Again there is the solid blue line representing the underlying trend with blue dashed confidence lines 2 standard deviations away – easy to draw in hindsight. This time I’ve overlaid a black 13-bar exponential moving average (EMA13). This EMA is enveloped by a channel drawn by shifting this EMA 20% in either direction. This isn’t a Bollinger Band as we are not yet concerned with volatility, but this EMA envelope can be modified later so that volatility data is used in its construction. Notice how wide this envelope is. The distance between the top and the bottom of the envelope represents approximately 40% of the value of the market, yet it contains around 90-95% of the market’s prices. An equity index’s envelope by comparison, might only be as wide as 4-5% of the market. A market with a wide trading envelope represent a bigger target from which we can extract profits with less room for error and a lesser impact from trading costs.
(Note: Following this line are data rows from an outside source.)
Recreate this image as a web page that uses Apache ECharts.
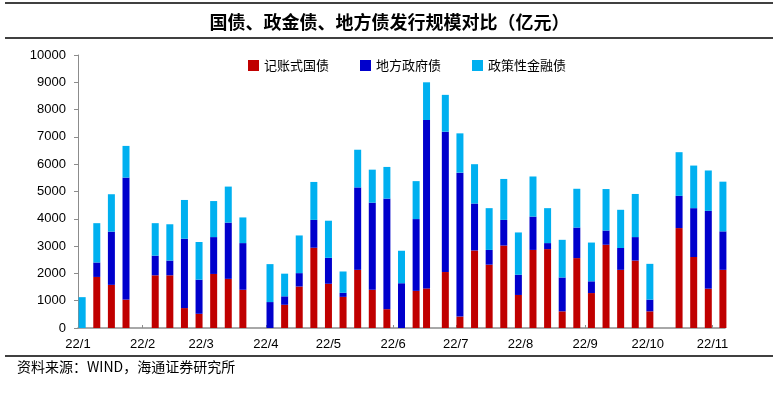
<!DOCTYPE html>
<html>

<head>
    <meta charset="utf-8">
    <title>国债、政金债、地方债发行规模对比</title>
    <script src="https://cdn.jsdelivr.net/npm/echarts@6.0.0/dist/echarts.min.js"></script>
</head>

<body style="margin: 0;">
    <div id="main" style="width: 779px; height: 398px;"></div>

    <script>
        // week dates (bar positions on the date axis)
        var weeks = [
            '2022-01-03', '2022-01-10', '2022-01-17', '2022-01-24',
            '2022-02-07', '2022-02-14', '2022-02-21', '2022-02-28',
            '2022-03-07', '2022-03-14', '2022-03-21',
            '2022-04-03', '2022-04-10', '2022-04-17', '2022-04-24',
            '2022-05-01', '2022-05-08', '2022-05-15', '2022-05-22', '2022-05-29',
            '2022-06-05', '2022-06-12', '2022-06-17', '2022-06-26',
            '2022-07-03', '2022-07-10', '2022-07-17', '2022-07-24', '2022-07-31',
            '2022-08-07', '2022-08-14', '2022-08-21', '2022-08-28',
            '2022-09-04', '2022-09-11', '2022-09-18', '2022-09-25',
            '2022-10-02', '2022-10-16', '2022-10-23', '2022-10-30', '2022-11-06'
        ];
        // 记账式国债
        var treasuryBonds = [
            0, 1870, 1580, 1040,
            1930, 1930, 730, 520,
            1980, 1800, 1400,
            0, 850, 1520, 2940,
            1620, 1140, 2130, 1400, 690,
            0, 1360, 1450, 2050,
            420, 2840, 2320, 3020, 1210,
            2860, 2890, 610, 2560,
            1280, 3050, 2130, 2470,
            610, 3660, 2600, 1440, 2130
        ];
        // 地方政府债
        var localBonds = [
            0, 530, 1950, 4470,
            720, 540, 2540, 1250,
            1350, 2060, 1710,
            950, 310, 490, 1020,
            950, 150, 3020, 3190, 4050,
            1640, 2630, 6170, 5140,
            5270, 1720, 540, 940, 740,
            1220, 220, 1240, 1120,
            430, 520, 800, 860,
            430, 1180, 1790, 2850, 1410
        ];
        // 政策性金融债
        var policyBonds = [
            1130, 1440, 1370, 1160,
            1190, 1330, 1420, 1380,
            1320, 1320, 940,
            1390, 830, 1380, 1390,
            1360, 780, 1380, 1210, 1160,
            1190, 1390, 1380, 1350,
            1440, 1440, 1530, 1500, 1550,
            1470, 1280, 1380, 1420,
            1420, 1520, 1400, 1580,
            1310, 1600, 1560, 1480, 1820
        ];
        var monthStarts = [
            '2022-01-01', '2022-02-01', '2022-03-01', '2022-04-01', '2022-05-01', '2022-06-01',
            '2022-07-01', '2022-08-01', '2022-09-01', '2022-10-01', '2022-11-01'
        ];

        var FONT_CN = '"Noto Sans CJK SC", sans-serif';
        var FONT_NUM = '"Liberation Sans", Arial, sans-serif';
        var AXIS_GRAY = '#8c8c8c';

        function toTime(s) {
            var p = s.split('-');
            return new Date(+p[0], +p[1] - 1, +p[2]).getTime();
        }

        // [value, time] so that the value dimension comes first and gets stacked
        function pairs(values) {
            return weeks.map(function (w, i) {
                return [values[i], toTime(w)];
            });
        }

        var monthTicks = monthStarts.map(toTime);

        var chartDom = document.getElementById('main');
        var myChart = echarts.init(chartDom, null, { renderer: 'canvas' });

        function barSeries(name, values, color) {
            return {
                name: name,
                type: 'bar',
                stack: 'total',
                barWidth: 7,
                clip: false,
                encode: { x: 1, y: 0 },
                itemStyle: { color: color },
                data: pairs(values)
            };
        }

        var option = {
            animation: false,
            title: {
                text: '国债、政金债、地方债发行规模对比（亿元）',
                left: 'center',
                top: 8,
                textStyle: {
                    fontFamily: FONT_CN,
                    fontSize: 18,
                    fontWeight: 'bold',
                    color: '#000'
                }
            },
            legend: {
                left: 248,
                top: 59,
                padding: 0,
                itemWidth: 11,
                itemHeight: 11,
                itemGap: 31,
                icon: 'rect',
                textStyle: {
                    fontFamily: FONT_CN,
                    fontSize: 13,
                    color: '#000'
                },
                data: ['记账式国债', '地方政府债', '政策性金融债']
            },
            grid: {
                left: 78,
                right: 54,
                top: 55,
                bottom: 70
            },
            // date axis drawn as a numeric axis of timestamps, labelled at month starts
            xAxis: {
                type: 'value',
                min: toTime('2022-01-01'),
                max: toTime('2022-11-07'),
                axisLine: { show: true, onZero: false, lineStyle: { color: AXIS_GRAY, width: 1.5 } },
                axisTick: {
                    show: true,
                    inside: true,
                    length: 3,
                    customValues: monthTicks,
                    lineStyle: { color: AXIS_GRAY }
                },
                axisLabel: {
                    customValues: monthTicks,
                    margin: 10,
                    fontFamily: FONT_NUM,
                    fontSize: 13,
                    color: '#000',
                    formatter: function (v) {
                        return '22/' + (new Date(v).getMonth() + 1);
                    }
                },
                splitLine: { show: false }
            },
            yAxis: {
                type: 'value',
                min: 0,
                max: 10000,
                interval: 1000,
                axisLine: { show: true, lineStyle: { color: AXIS_GRAY } },
                axisTick: { show: true, length: 4, lineStyle: { color: AXIS_GRAY } },
                axisLabel: {
                    margin: 12,
                    fontFamily: FONT_NUM,
                    fontSize: 13,
                    color: '#000',
                    formatter: function (v) {
                        return String(v);
                    }
                },
                splitLine: { show: false }
            },
            graphic: [
                {
                    type: 'line',
                    shape: { x1: 5, y1: 3, x2: 773, y2: 3 },
                    style: { stroke: '#000', lineWidth: 1.5 }
                },
                {
                    type: 'line',
                    shape: { x1: 5, y1: 38, x2: 773, y2: 38 },
                    style: { stroke: '#000', lineWidth: 1.5 }
                },
                {
                    type: 'line',
                    shape: { x1: 5, y1: 356, x2: 773, y2: 356 },
                    style: { stroke: '#000', lineWidth: 1.5 }
                },
                {
                    type: 'text',
                    left: 17,
                    top: 360,
                    style: {
                        text: '资料来源：WIND，海通证券研究所',
                        font: '14px ' + FONT_CN,
                        fill: '#000'
                    }
                }
            ],
            series: [
                barSeries('记账式国债', treasuryBonds, '#C00000'),
                barSeries('地方政府债', localBonds, '#0000CC'),
                barSeries('政策性金融债', policyBonds, '#00B0F0')
            ]
        };

        option && myChart.setOption(option);
    </script>
</body>

</html>
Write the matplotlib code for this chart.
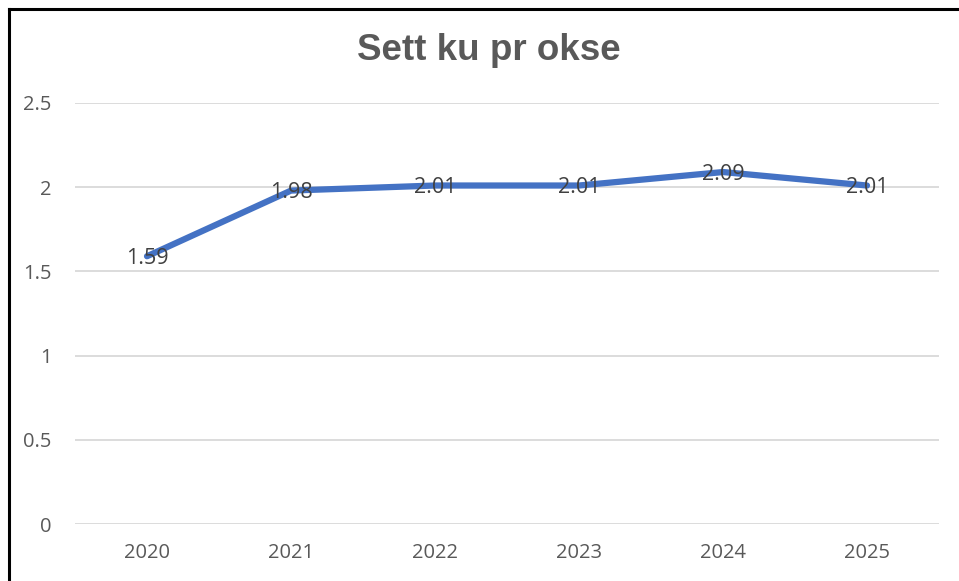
import matplotlib
matplotlib.use("Agg")
import matplotlib.pyplot as plt
from matplotlib.lines import Line2D

years = ["2020", "2021", "2022", "2023", "2024", "2025"]
values = [1.59, 1.98, 2.01, 2.01, 2.09, 2.01]
yticks = [0, 0.5, 1, 1.5, 2, 2.5]
ytick_labels = ["0", "0.5", "1", "1.5", "2", "2.5"]
title = "Sett ku pr okse"

fig = plt.figure(figsize=(9.59, 5.81), dpi=100)
ax = fig.add_axes([75/959, 1-524/581, (939-75)/959, (524-103)/581])

x = list(range(len(years)))
ax.plot(x, values, color="#4472C4", linewidth=4.5, solid_capstyle="round", zorder=3)
for xi, v in zip(x, values):
    ax.annotate(f"{v:.2f}", (xi, v), xytext=(0, -1.5), textcoords="offset points",
                ha="center", va="center", fontsize=15.5,
                family="Open Sans", color="#404040", zorder=4)

ax.set_xlim(-0.5, len(years) - 0.5)
ax.set_ylim(0, 2.5)
ax.set_yticks(yticks)
ax.set_yticklabels(ytick_labels)
ax.set_xticks(x)
ax.set_xticklabels(years)
ax.grid(axis="y", color="#D9D9D9", linewidth=1.3, zorder=0)
ax.set_axisbelow(True)
for s in ax.spines.values():
    s.set_visible(False)
ax.tick_params(axis="both", length=0, labelsize=14.5, labelcolor="#595959")
ax.tick_params(axis="y", pad=17)
ax.tick_params(axis="x", pad=14)
for lbl in ax.get_xticklabels() + ax.get_yticklabels():
    lbl.set_family("Open Sans")

fig.text(489/959, 1-50/581, title, ha="center", va="center", fontsize=26.5,
         fontweight="bold", family="Liberation Sans", color="#595959")

# border (left and top edges visible in reference)
fig.add_artist(Line2D([9/959, 9/959], [0, 1-9/581], transform=fig.transFigure,
                      color="black", linewidth=2.2))
fig.add_artist(Line2D([9/959, 1], [1-9/581, 1-9/581], transform=fig.transFigure,
                      color="black", linewidth=2.2))

fig.savefig("out.png", dpi=100)
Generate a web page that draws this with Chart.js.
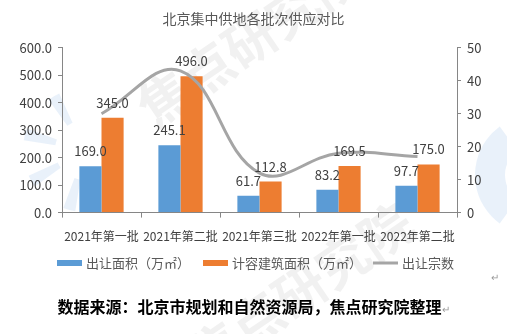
<!DOCTYPE html>
<html>
<head>
<meta charset="utf-8">
<script src="https://cdn.jsdelivr.net/npm/chart.js@4"></script>
<style>
  html, body { margin: 0; padding: 0; background: #fff; }
  #wrap { position: relative; width: 507px; height: 334px; }
  #source {
    position: absolute; left: 0; top: 294px; width: 507px; text-align: center;
    font-family: "Noto Sans CJK SC", sans-serif; font-weight: bold; font-size: 16px; color: #000;
  }
  .mark { font-weight: normal; font-size: 10px; color: #999; }
  #mark2 { position: absolute; left: 491px; top: 272px; }
</style>
</head>
<body>
<div id="wrap">
  <canvas id="supplyChart" width="507" height="334"></canvas>
  <span id="mark2" class="mark">↵</span>
  <div id="source">数据来源：北京市规划和自然资源局，焦点研究院整理<span class="mark">↵</span></div>
</div>
<script>
// Batches of centralised land supply
const batches = ["2021年第一批", "2021年第二批", "2021年第三批", "2022年第一批", "2022年第二批"];
// Land area sold (10k m²)
const landArea = [169.0, 245.1, 61.7, 83.2, 97.7];
// Buildable floor area (10k m²)
const floorArea = [345.0, 496.0, 112.8, 169.5, 175.0];
// Number of parcels sold
const parcelCount = [30, 43, 12, 18, 17];

const FONT = '"Noto Sans CJK SC", sans-serif';
const AXIS_GRAY = "#868686";

// Faint watermark behind the plot
const watermark = {
    id: "watermark",
    beforeDraw(chart) {
        const c = chart.ctx;
        c.save();
        // pale blue fan logo
        c.fillStyle = "rgba(120,170,225,0.16)";
        for (let i = 0; i < 4; i++) {
            const a0 = Math.PI * (0.55 + i * 0.25);
            c.beginPath();
            c.arc(85, 150, 62, a0, a0 + 0.2);
            c.arc(85, 150, 30, a0 + 0.2, a0, true);
            c.closePath();
            c.fill();
        }
        c.beginPath();
        c.arc(535, 175, 60, Math.PI * 0.7, Math.PI * 1.3);
        c.arc(535, 175, 30, Math.PI * 1.3, Math.PI * 0.7, true);
        c.closePath();
        c.fill();
        c.restore();
        // grey rotated text
        [[250, 40], [300, 290]].forEach(([x, y]) => {
            c.save();
            c.fillStyle = "rgba(190,190,190,0.22)";
            c.font = "bold 52px " + FONT;
            c.textAlign = "center";
            c.textBaseline = "middle";
            c.translate(x, y);
            c.rotate(-0.6);
            c.fillText("焦点研究院", 0, 0);
            c.restore();
        });
    }
};

// Value labels above the bars
const barLabels = {
    id: "barLabels",
    afterDatasetsDraw(chart) {
        const c = chart.ctx;
        c.save();
        c.font = "13px " + FONT;
        c.fillStyle = "#404040";
        c.textAlign = "center";
        c.textBaseline = "middle";
        [0, 1].forEach(di => {
            chart.getDatasetMeta(di).data.forEach((bar, i) => {
                const v = chart.data.datasets[di].data[i];
                c.fillText(v.toFixed(1), bar.x, bar.y - 15);
            });
        });
        c.restore();
    }
};

// Legend row under the category labels
const legendRow = {
    id: "legendRow",
    afterDraw(chart) {
        const c = chart.ctx;
        const y = 263;
        const xs = [57, 203, 373];
        c.save();
        c.font = "13px " + FONT;
        c.textBaseline = "middle";
        chart.data.datasets.forEach((ds, i) => {
            const x = xs[i];
            c.fillStyle = ds.backgroundColor;
            if (ds.type === "line") {
                c.fillRect(x, y - 1.5, 25, 3);
            } else {
                c.fillRect(x, y - 3, 25, 6);
            }
            c.fillStyle = "#595959";
            c.fillText(ds.label, x + 29, y);
        });
        c.restore();
    }
};

const ctx = document.getElementById("supplyChart").getContext("2d");

new Chart(ctx, {
    data: {
        labels: batches,
        datasets: [
            {
                type: "bar",
                label: "出让面积（万㎡）",
                data: landArea,
                backgroundColor: "#5B9BD5",
                yAxisID: "y",
                order: 1,
                categoryPercentage: 0.56,
                barPercentage: 1.0
            },
            {
                type: "bar",
                label: "计容建筑面积（万㎡）",
                data: floorArea,
                backgroundColor: "#ED7D31",
                yAxisID: "y",
                order: 1,
                categoryPercentage: 0.56,
                barPercentage: 1.0
            },
            {
                type: "line",
                label: "出让宗数",
                data: parcelCount,
                borderColor: "#A5A5A5",
                backgroundColor: "#A5A5A5",
                borderWidth: 3,
                tension: 0.4,
                pointRadius: 0,
                yAxisID: "y1",
                order: 0
            }
        ]
    },
    options: {
        responsive: false,
        animation: false,
        layout: { padding: { left: 0, right: 0, top: 0, bottom: 78 } },
        plugins: {
            title: {
                display: true,
                text: "北京集中供地各批次供应对比",
                color: "#595959",
                font: { family: FONT, size: 14, weight: "normal" },
                padding: { top: 10, bottom: 21 }
            },
            legend: { display: false },
            tooltip: { enabled: false }
        },
        scales: {
            x: {
                grid: { display: true, offset: true, drawOnChartArea: false, color: AXIS_GRAY, tickLength: 5 },
                border: { color: AXIS_GRAY },
                ticks: { color: "#404040", font: { family: FONT, size: 12 }, maxRotation: 0, autoSkip: false, padding: 12 }
            },
            y: {
                position: "left",
                min: 0,
                max: 600,
                grid: { drawOnChartArea: false, color: AXIS_GRAY, tickLength: 4 },
                border: { color: AXIS_GRAY },
                ticks: {
                    stepSize: 100,
                    color: "#404040",
                    font: { family: FONT, size: 13 },
                    padding: 6,
                    callback: v => v.toFixed(1)
                },
                afterFit(scale) { scale.width = 62; }
            },
            y1: {
                position: "right",
                min: 0,
                max: 50,
                grid: { drawOnChartArea: false, color: AXIS_GRAY, tickLength: 4 },
                border: { color: AXIS_GRAY },
                ticks: { stepSize: 10, color: "#404040", font: { family: FONT, size: 13 }, padding: 6 },
                afterFit(scale) { scale.width = 50; }
            }
        }
    },
    plugins: [watermark, barLabels, legendRow]
});
</script>
</body>
</html>
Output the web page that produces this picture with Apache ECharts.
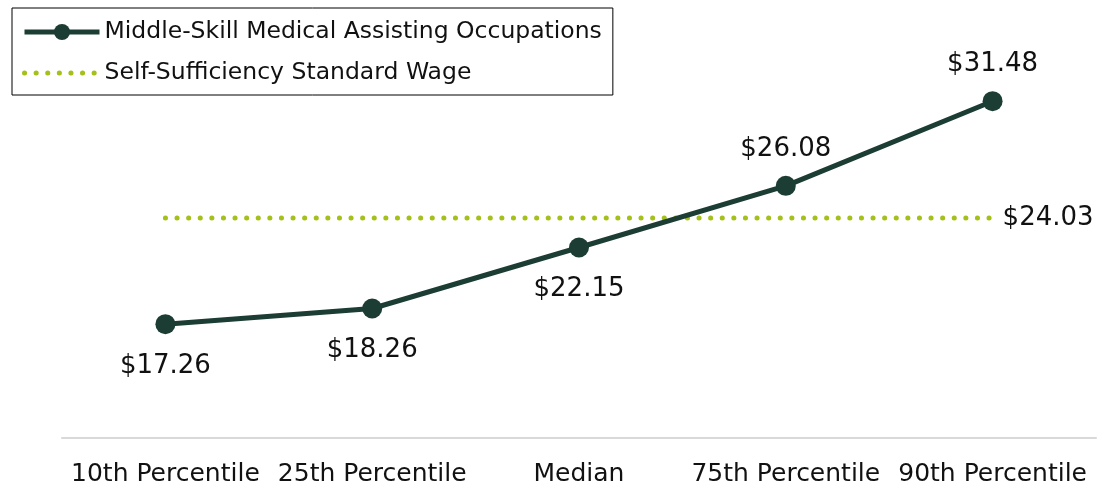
<!DOCTYPE html>
<html><head><meta charset="utf-8">
<script src="https://cdn.jsdelivr.net/npm/echarts@6/dist/echarts.min.js"></script>
<style>html,body{margin:0;padding:0;background:#fff}#c{width:1097px;height:486px}</style>
</head><body><div id="c"></div>
<script>
const categories = ['10th Percentile','25th Percentile','Median','75th Percentile','90th Percentile'];
const occupationWages = [17.26, 18.26, 22.15, 26.08, 31.48];
const selfSufficiencyWage = [24.03, 24.03, 24.03, 24.03, 24.03];
const labelBelow = [true, true, true, false, false];
const seriesNames = ['Middle-Skill Medical Assisting Occupations', 'Self-Sufficiency Standard Wage'];

const FONT = '"DejaVu Sans", sans-serif';
const chart = echarts.init(document.getElementById('c'));
chart.setOption({
  animation: false,
  textStyle: {fontFamily: FONT},
  grid: {left: 62, right: 1, top: 46, bottom: 48, containLabel: false, outerBoundsMode: 'none'},
  legend: {
    orient: 'vertical', left: 12, top: 8,
    borderColor: '#000', borderWidth: 1,
    padding: [12, 11, 10, 10],
    itemGap: 17, itemWidth: 75, itemHeight: 20,
    lineStyle: {width: 5},
    textStyle: {fontSize: 23.5, color: '#111', fontFamily: FONT},
    data: seriesNames
  },
  xAxis: {
    type: 'category', data: categories, boundaryGap: true,
    axisLine: {lineStyle: {color: '#d9d9d9', width: 2}},
    axisTick: {show: false},
    axisLabel: {fontSize: 25, color: '#111', margin: 24, interval: 0}
  },
  yAxis: {
    type: 'value', min: 10, max: 35,
    show: false, splitLine: {show: false}
  },
  series: [
    {
      name: seriesNames[0], type: 'line', data: occupationWages.map((v, i) => ({
        value: v,
        label: labelBelow[i] ? {position: 'bottom', distance: 19} : {position: 'top', distance: 14}
      })),
      symbol: 'circle', symbolSize: 20,
      lineStyle: {color: '#1c3d33', width: 5},
      itemStyle: {color: '#1c3d33'},
      label: {show: true, fontSize: 26, color: '#111',
        formatter: p => '$' + p.value.toFixed(2)},
      z: 3
    },
    {
      name: seriesNames[1], type: 'line', data: selfSufficiencyWage,
      symbol: 'circle', showSymbol: false,
      lineStyle: {color: '#a4c01a', width: 5, type: [0.1, 11.5], cap: 'round'},
      itemStyle: {color: '#a4c01a', opacity: 0},
      endLabel: {show: true, fontSize: 26, color: '#111', distance: 10,
        formatter: p => '$' + p.value.toFixed(2)},
      z: 2
    }
  ]
});
</script></body></html>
We can better see a similar patter being played out on a smaller scale. 3 legs up with 2 retraces in between. I haven’t labeled these #1-#5 as the chart is already a little cluttered. The green circles again show areas of value in an uptrend and the red circles show areas where the market might be temporarily overbought. The blue ovals show brief areas of potential consolidation which might lead to whipsaws and getting stopped out of losing trades. We can look for ways to limit these losses and potentially eliminate them to some degree through the use of filters – can be discussed further in the ‘set-ups’ sub-thread.

I think we need to be looking for entries in the green areas (below the EMA in an uptrend), looking for exits in the red areas (below the upper envelope in an uptrend) and looking for ways to preserve our capital in the blue areas (when the short-term trend become undefined).

Please make any suggestions that come to mind.